§ Work to do
Only the number is wanted: count the lines that contain "with".
** START Source data **
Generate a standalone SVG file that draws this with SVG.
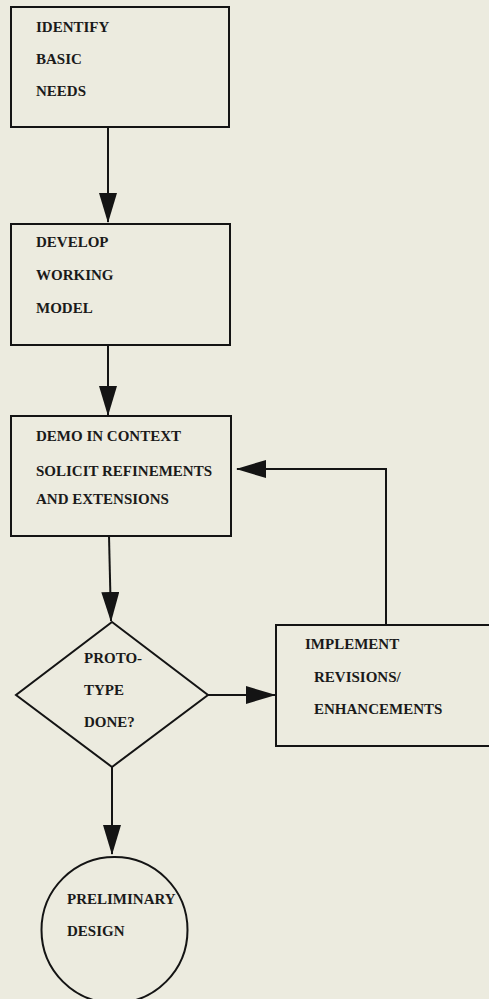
<svg xmlns="http://www.w3.org/2000/svg" width="489" height="999" viewBox="0 0 489 999">
<style>
.bg{fill:#ecebdf}
.shape{fill:none;stroke:#141414;stroke-width:2}
.conn{fill:none;stroke:#141414;stroke-width:2}
text{font-family:"Liberation Serif","Times New Roman",serif;font-size:15px;font-weight:bold;fill:#1a1a1a}
</style>
<defs>
<marker id="arrow" markerUnits="userSpaceOnUse" markerWidth="30" markerHeight="18" refX="29" refY="9" orient="auto" viewBox="0 0 30 18">
<path d="M0,0 L30,9 L0,18 z" fill="#141414"/>
</marker>
</defs>
<rect class="bg" x="0" y="0" width="489" height="999"/>
<g id="connectors">
<line class="conn" x1="108" y1="127" x2="108" y2="222" marker-end="url(#arrow)"/>
<line class="conn" x1="108" y1="345" x2="108" y2="415" marker-end="url(#arrow)"/>
<line class="conn" x1="109" y1="536" x2="111" y2="621" marker-end="url(#arrow)"/>
<line class="conn" x1="208" y1="695" x2="275" y2="695" marker-end="url(#arrow)"/>
<polyline class="conn" points="386,625 386,469 237,469" marker-end="url(#arrow)"/>
<line class="conn" x1="112" y1="767" x2="112" y2="854" marker-end="url(#arrow)"/>
</g>
<g id="identify">
<rect class="shape" x="11" y="7" width="218" height="120"/>
<text x="36" y="32">IDENTIFY</text>
<text x="36" y="64">BASIC</text>
<text x="36" y="96">NEEDS</text>
</g>
<g id="develop">
<rect class="shape" x="11" y="224" width="219" height="121"/>
<text x="36" y="247">DEVELOP</text>
<text x="36" y="280">WORKING</text>
<text x="36" y="313">MODEL</text>
</g>
<g id="demo">
<rect class="shape" x="11" y="416" width="220" height="120"/>
<text x="36" y="441">DEMO IN CONTEXT</text>
<text x="36" y="476">SOLICIT REFINEMENTS</text>
<text x="36" y="504">AND EXTENSIONS</text>
</g>
<g id="done">
<polygon class="shape" points="112,622 208,695 112,767 16,695"/>
<text x="84" y="663">PROTO-</text>
<text x="84" y="695">TYPE</text>
<text x="84" y="727">DONE?</text>
</g>
<g id="implement">
<rect class="shape" x="276" y="625" width="220" height="121"/>
<text x="305" y="649">IMPLEMENT</text>
<text x="314" y="682">REVISIONS/</text>
<text x="314" y="714">ENHANCEMENTS</text>
</g>
<g id="preliminary">
<circle class="shape" cx="114.5" cy="930" r="73"/>
<text x="67" y="904">PRELIMINARY</text>
<text x="67" y="936">DESIGN</text>
</g>
</svg>
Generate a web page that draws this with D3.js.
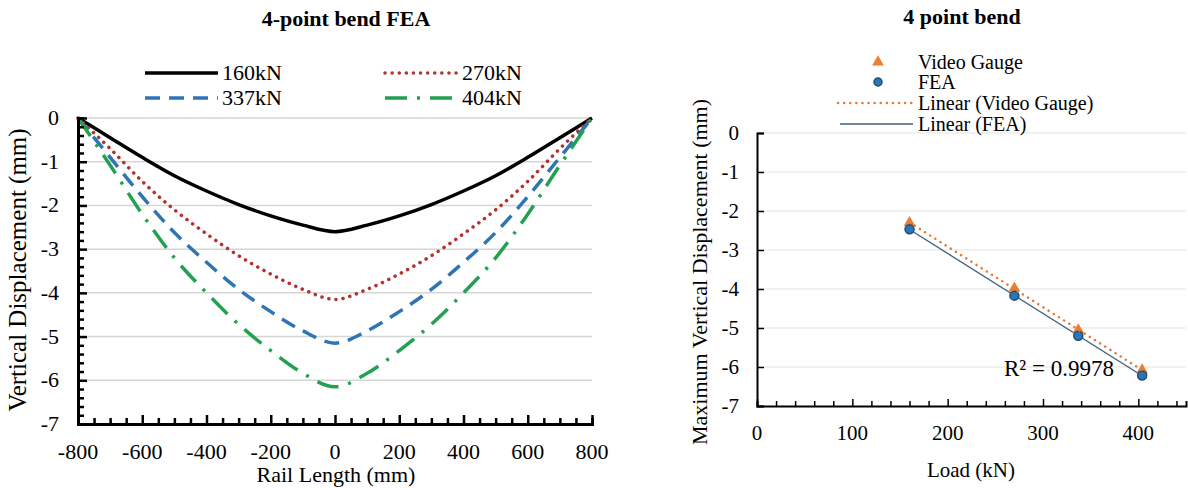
<!DOCTYPE html>
<html>
<head>
<meta charset="utf-8">
<script src="https://cdn.jsdelivr.net/npm/d3@7"></script>
<style>
  body { margin: 0; background: #fff; }
  svg { display: block; }
  text { font-family: "Liberation Serif", "Times New Roman", serif; fill: #000; }
</style>
</head>
<body>
<svg id="chart" width="1188" height="488"></svg>
<script>
// Left chart: deflection along rail
const railLength = [-800, -700, -600, -500, -400, -300, -200, -100, 0, 100, 200, 300, 400, 500, 600, 700, 800];
const defl160 = [0, -0.45, -0.9, -1.32, -1.67, -1.98, -2.24, -2.45, -2.6, -2.45, -2.24, -1.98, -1.67, -1.32, -0.9, -0.45, 0];
const defl270 = [0, -0.7, -1.45, -2.1, -2.65, -3.15, -3.57, -3.92, -4.15, -3.92, -3.57, -3.15, -2.65, -2.1, -1.45, -0.7, 0];
const defl337 = [0, -0.9, -1.8, -2.62, -3.3, -3.92, -4.43, -4.87, -5.15, -4.87, -4.43, -3.92, -3.3, -2.62, -1.8, -0.9, 0];
const defl404 = [0, -1.08, -2.2, -3.2, -4.0, -4.72, -5.32, -5.84, -6.15, -5.84, -5.32, -4.72, -4.0, -3.2, -2.2, -1.08, 0];
const leftNames = ["160kN", "270kN", "337kN", "404kN"];
const leftXTicks = [-800, -600, -400, -200, 0, 200, 400, 600, 800];
const leftYTicks = [0, -1, -2, -3, -4, -5, -6, -7];

// Right chart: max deflection vs load
const loads = [160, 270, 337, 404];
const videoGauge = [-2.3, -3.98, -5.05, -6.08];
const feaMax = [-2.47, -4.17, -5.2, -6.22];
const rightXTicks = [0, 100, 200, 300, 400];
const rightYTicks = [0, -1, -2, -3, -4, -5, -6, -7];
const rSquared = "0.9978";

const FONT = "Liberation Serif, Times New Roman, serif";
const svg = d3.select("#chart");

leftPlotter();
rightPlotter();

function addText(g, x, y, str, size, anchor, bold) {
    return g.append("text")
        .attr("x", x).attr("y", y)
        .attr("text-anchor", anchor || "start")
        .attr("font-family", FONT)
        .attr("font-size", size)
        .attr("font-weight", bold ? "bold" : "normal")
        .text(str);
}

function leftPlotter() {
    const x = d3.scaleLinear().domain([-800, 800]).range([78, 592]);
    const y = d3.scaleLinear().domain([0, -7]).range([118, 424]);

    const g = svg.append("g");

    // gridlines
    g.selectAll(".grid")
        .data(leftYTicks.slice(0, -1))
        .enter().append("line")
        .attr("x1", x(-800)).attr("x2", x(800))
        .attr("y1", d => y(d)).attr("y2", d => y(d))
        .attr("stroke", "#d6d6d6").attr("stroke-width", 1.5);

    const styles = [
        { color: "#000000", dash: null, cap: "butt", w: 3.5 },
        { color: "#b3322f", dash: "0.1 7", cap: "round", w: 3.5 },
        { color: "#2e75b6", dash: "15 9", cap: "butt", w: 3.5 },
        { color: "#22a150", dash: "22 10 3 10", cap: "butt", w: 3.5 }
    ];
    const series = [defl160, defl270, defl337, defl404];

    const line = d3.line()
        .x((d, i) => x(railLength[i]))
        .y(d => y(d))
        .curve(d3.curveMonotoneX);

    series.forEach(function(s, k) {
        g.append("path")
            .datum(s)
            .attr("d", line)
            .attr("fill", "none")
            .attr("stroke", styles[k].color)
            .attr("stroke-width", styles[k].w)
            .attr("stroke-linecap", styles[k].cap)
            .attr("stroke-dasharray", styles[k].dash);
    });

    // axes with inside ticks
    const xMinor = d3.range(-800, 801, 50);
    const xAxis = g.append("g").attr("transform", `translate(0,${y(-7)})`);
    xAxis.call(d3.axisBottom(x).tickValues(xMinor).tickSize(-6).tickFormat(""));
    xAxis.selectAll(".tick line").attr("stroke", "#000").attr("stroke-width", 2.5)
        .attr("y2", d => leftXTicks.includes(d) ? -9 : -6);
    xAxis.select(".domain").attr("stroke", "#000").attr("stroke-width", 3);

    const yMinor = d3.range(0, 36).map(i => -i * 0.2);
    const yAxis = g.append("g").attr("transform", `translate(${x(-800)},0)`);
    yAxis.call(d3.axisLeft(y).tickValues(yMinor).tickSize(-6).tickFormat(""));
    yAxis.selectAll(".tick line").attr("stroke", "#000").attr("stroke-width", 2.5)
        .attr("x2", (d, i) => i % 5 == 0 ? 9 : 6);
    yAxis.select(".domain").attr("stroke", "#000").attr("stroke-width", 3);

    // tick labels
    leftXTicks.forEach(d => addText(g, x(d), 459, d, 22, "middle"));
    leftYTicks.forEach(d => addText(g, 59, y(d) + 7, d, 22, "end"));

    // titles
    addText(g, 346, 26, "4-point bend FEA", 22, "middle", true);
    addText(g, 336, 482, "Rail Length (mm)", 22, "middle");
    addText(g, 0, 0, "Vertical Displacement (mm)", 25, "middle")
        .attr("transform", "translate(26,270) rotate(-90)");

    // legend
    const legendPos = [[145, 73], [385, 73], [145, 98], [385, 98]];
    leftNames.forEach(function(name, k) {
        const p = legendPos[k];
        g.append("line")
            .attr("x1", p[0]).attr("x2", p[0] + 73)
            .attr("y1", p[1]).attr("y2", p[1])
            .attr("stroke", styles[k].color)
            .attr("stroke-width", styles[k].w)
            .attr("stroke-linecap", styles[k].cap)
            .attr("stroke-dasharray", styles[k].dash);
        addText(g, p[0] + 77, p[1] + 7, name, 22);
    });
}

function linearFit(xs, ys) {
    const mx = d3.mean(xs), my = d3.mean(ys);
    let sxy = 0, sxx = 0;
    xs.forEach((v, i) => { sxy += (v - mx) * (ys[i] - my); sxx += (v - mx) * (v - mx); });
    const b = sxy / sxx;
    return { slope: b, intercept: my - b * mx };
}

function rightPlotter() {
    const x = d3.scaleLinear().domain([0, 450]).range([757, 1186]);
    const y = d3.scaleLinear().domain([0, -7]).range([133, 406]);

    const g = svg.append("g");

    g.selectAll(".grid")
        .data(rightYTicks.slice(0, -1))
        .enter().append("line")
        .attr("x1", x(0)).attr("x2", x(450))
        .attr("y1", d => y(d)).attr("y2", d => y(d))
        .attr("stroke", "#e3e3e3").attr("stroke-width", 1);

    // x axis
    const xAxis = g.append("g").attr("transform", `translate(0,${y(-7)})`);
    xAxis.call(d3.axisBottom(x).tickValues(d3.range(0, 451, 20)).tickSize(-5).tickFormat(""));
    xAxis.selectAll(".tick line").attr("stroke", "#000").attr("stroke-width", 1.5)
        .attr("y2", d => d % 100 == 0 ? -7 : -5);
    xAxis.select(".domain").attr("stroke", "#000").attr("stroke-width", 2);

    // y axis
    const yAxis = g.append("g").attr("transform", `translate(${x(0)},0)`);
    yAxis.call(d3.axisLeft(y).tickValues(rightYTicks).tickSize(-7).tickFormat(""));
    yAxis.selectAll(".tick line").attr("stroke", "#000").attr("stroke-width", 1.5);
    yAxis.select(".domain").attr("stroke", "#000").attr("stroke-width", 2);

    rightXTicks.forEach(d => addText(g, x(d), 440, d, 21, "middle"));
    rightYTicks.forEach(d => addText(g, 739, y(d) + 7, d, 21, "end"));

    // trendlines
    const fitVG = linearFit(loads, videoGauge);
    const fitFEA = linearFit(loads, feaMax);
    const x0 = d3.min(loads), x1 = d3.max(loads);

    g.append("line")
        .attr("x1", x(x0)).attr("x2", x(x1))
        .attr("y1", y(fitFEA.intercept + fitFEA.slope * x0))
        .attr("y2", y(fitFEA.intercept + fitFEA.slope * x1))
        .attr("stroke", "#3b5f7d").attr("stroke-width", 1.3);

    // markers
    const tri = d3.symbol().type(d3.symbolTriangle).size(60);
    g.selectAll(".vg")
        .data(videoGauge)
        .enter().append("path")
        .attr("d", tri)
        .attr("transform", (d, i) => `translate(${x(loads[i])},${y(d)})`)
        .attr("fill", "#ed7d31");

    g.selectAll(".fea")
        .data(feaMax)
        .enter().append("circle")
        .attr("cx", (d, i) => x(loads[i]))
        .attr("cy", d => y(d))
        .attr("r", 4.5)
        .attr("fill", "#2e75b6")
        .attr("stroke", "#1f4e79").attr("stroke-width", 1.5);

    g.append("line")
        .attr("x1", x(x0)).attr("x2", x(x1))
        .attr("y1", y(fitVG.intercept + fitVG.slope * x0))
        .attr("y2", y(fitVG.intercept + fitVG.slope * x1))
        .attr("stroke", "#e07b39").attr("stroke-width", 2.5)
        .attr("stroke-linecap", "round")
        .attr("stroke-dasharray", "0.1 6");

    addText(g, 1004, 376, "R² = " + rSquared, 23);

    // titles
    addText(g, 962, 24, "4 point bend", 22, "middle", true);
    addText(g, 971, 477, "Load (kN)", 21, "middle");
    addText(g, 0, 0, "Maximum Vertical Displacement (mm)", 22, "middle")
        .attr("transform", "translate(707,272) rotate(-90)");

    // legend
    g.append("path").attr("d", tri).attr("transform", "translate(878,62)").attr("fill", "#ed7d31");
    g.append("circle").attr("cx", 878).attr("cy", 82).attr("r", 4)
        .attr("fill", "#2e75b6").attr("stroke", "#1f4e79").attr("stroke-width", 1.5);
    g.append("line").attr("x1", 838).attr("x2", 913).attr("y1", 103).attr("y2", 103)
        .attr("stroke", "#e07b39").attr("stroke-width", 2.5)
        .attr("stroke-linecap", "round").attr("stroke-dasharray", "0.1 6");
    g.append("line").attr("x1", 840).attr("x2", 913).attr("y1", 124).attr("y2", 124)
        .attr("stroke", "#3b5f7d").attr("stroke-width", 1.3);

    const legendText = ["Video Gauge", "FEA", "Linear (Video Gauge)", "Linear (FEA)"];
    const legendY = [62, 82, 103, 124];
    legendText.forEach((t, i) => addText(g, 918, legendY[i] + 7, t, 20));
}
</script>
</body>
</html>
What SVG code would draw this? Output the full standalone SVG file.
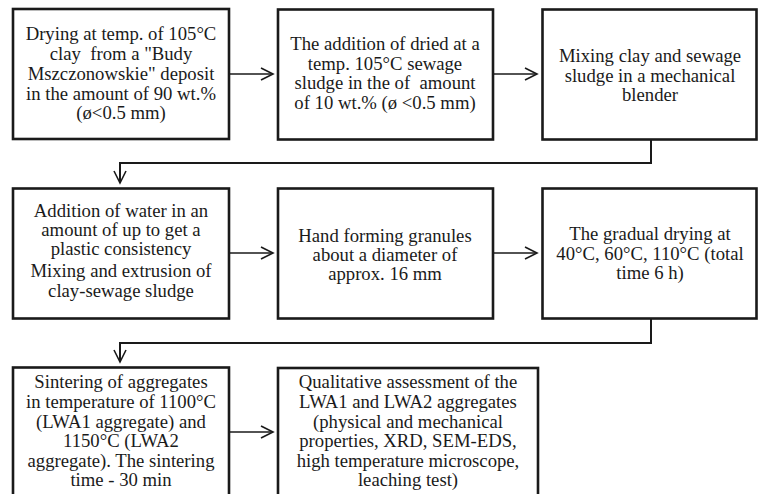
<svg xmlns="http://www.w3.org/2000/svg" width="759" height="494" viewBox="0 0 759 494">
<style>
.box{fill:#fff;stroke:#1a1a1a;stroke-width:2.6}
.t{font-family:"Liberation Serif","Times New Roman",serif;font-size:18.7px;fill:#1a1a1a;text-anchor:middle}
.c{fill:none;stroke:#1a1a1a;stroke-width:2}
.a{fill:none;stroke:#1a1a1a;stroke-width:1.6}
</style>
<defs>
<marker id="ah" markerUnits="userSpaceOnUse" markerWidth="16" markerHeight="16" refX="13" refY="7" orient="auto" viewBox="0 0 16 14">
<path d="M1,1 L13,7 L1,13" fill="none" stroke="#1a1a1a" stroke-width="1.6"/>
</marker>
</defs>
<rect width="759" height="494" fill="#fff"/>
<g id="connectors">
<path class="a" d="M229,74 H273" marker-end="url(#ah)"/>
<path class="a" d="M493,74 H537" marker-end="url(#ah)"/>
<path class="c" d="M651,139 V163 H120 V183" marker-end="url(#ah)"/>
<path class="a" d="M229,253 H273" marker-end="url(#ah)"/>
<path class="a" d="M493,253 H537" marker-end="url(#ah)"/>
<path class="c" d="M651,318 V343 H120 V362" marker-end="url(#ah)"/>
<path class="a" d="M229,432 H273" marker-end="url(#ah)"/>
</g>
<g id="n1">
<rect class="box" x="13" y="9" width="216" height="130"/>
<text class="t"><tspan x="121" y="40">Drying at temp. of 105°C</tspan><tspan x="121" y="60">clay &#160;from a "Budy</tspan><tspan x="121" y="80">Mszczonowskie" deposit</tspan><tspan x="121" y="100">in the amount of 90 wt.%</tspan><tspan x="121" y="119">(ø&lt;0.5 mm)</tspan></text>
</g>
<g id="n2">
<rect class="box" x="278" y="9.5" width="215" height="130"/>
<text class="t"><tspan x="385" y="50">The addition of dried at a</tspan><tspan x="385" y="69.5">temp. 105°C sewage</tspan><tspan x="385" y="89">sludge in the of &#160;amount</tspan><tspan x="385" y="108.5">of 10 wt.% (ø &lt;0.5 mm)</tspan></text>
</g>
<g id="n3">
<rect class="box" x="542.5" y="9.5" width="214" height="130"/>
<text class="t"><tspan x="650" y="62">Mixing clay and sewage</tspan><tspan x="650" y="81.5">sludge in a mechanical</tspan><tspan x="650" y="101">blender</tspan></text>
</g>
<g id="n4">
<rect class="box" x="13" y="188.5" width="216" height="130"/>
<text class="t"><tspan x="121" y="217">Addition of water in an</tspan><tspan x="121" y="236">amount of up to get a</tspan><tspan x="121" y="255">plastic consistency</tspan><tspan x="121" y="277">Mixing and extrusion of</tspan><tspan x="121" y="297">clay-sewage sludge</tspan></text>
</g>
<g id="n5">
<rect class="box" x="278" y="188.5" width="215" height="130"/>
<text class="t"><tspan x="385" y="241.5">Hand forming granules</tspan><tspan x="385" y="260.5">about a diameter of</tspan><tspan x="385" y="279.5">approx. 16 mm</tspan></text>
</g>
<g id="n6">
<rect class="box" x="542.5" y="188.5" width="214" height="130"/>
<text class="t"><tspan x="650" y="240">The gradual drying at</tspan><tspan x="650" y="259.5">40°C, 60°C, 110°C (total</tspan><tspan x="650" y="279">time 6 h)</tspan></text>
</g>
<g id="n7">
<rect class="box" x="13" y="367.5" width="216" height="132"/>
<text class="t"><tspan x="121" y="388">Sintering of aggregates</tspan><tspan x="121" y="408">in temperature of 1100°C</tspan><tspan x="121" y="427.5">(LWA1 aggregate) and</tspan><tspan x="121" y="447">1150°C (LWA2</tspan><tspan x="121" y="467">aggregate). The sintering</tspan><tspan x="121" y="486">time - 30 min</tspan></text>
</g>
<g id="n8">
<rect class="box" x="278" y="368" width="260" height="132"/>
<text class="t"><tspan x="408" y="388">Qualitative assessment of the</tspan><tspan x="408" y="408">LWA1 and LWA2 aggregates</tspan><tspan x="408" y="427.5">(physical and mechanical</tspan><tspan x="408" y="447">properties, XRD, SEM-EDS,</tspan><tspan x="408" y="466.5">high temperature microscope,</tspan><tspan x="408" y="486">leaching test)</tspan></text>
</g>
</svg>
** END Source data **
§ Completed task
3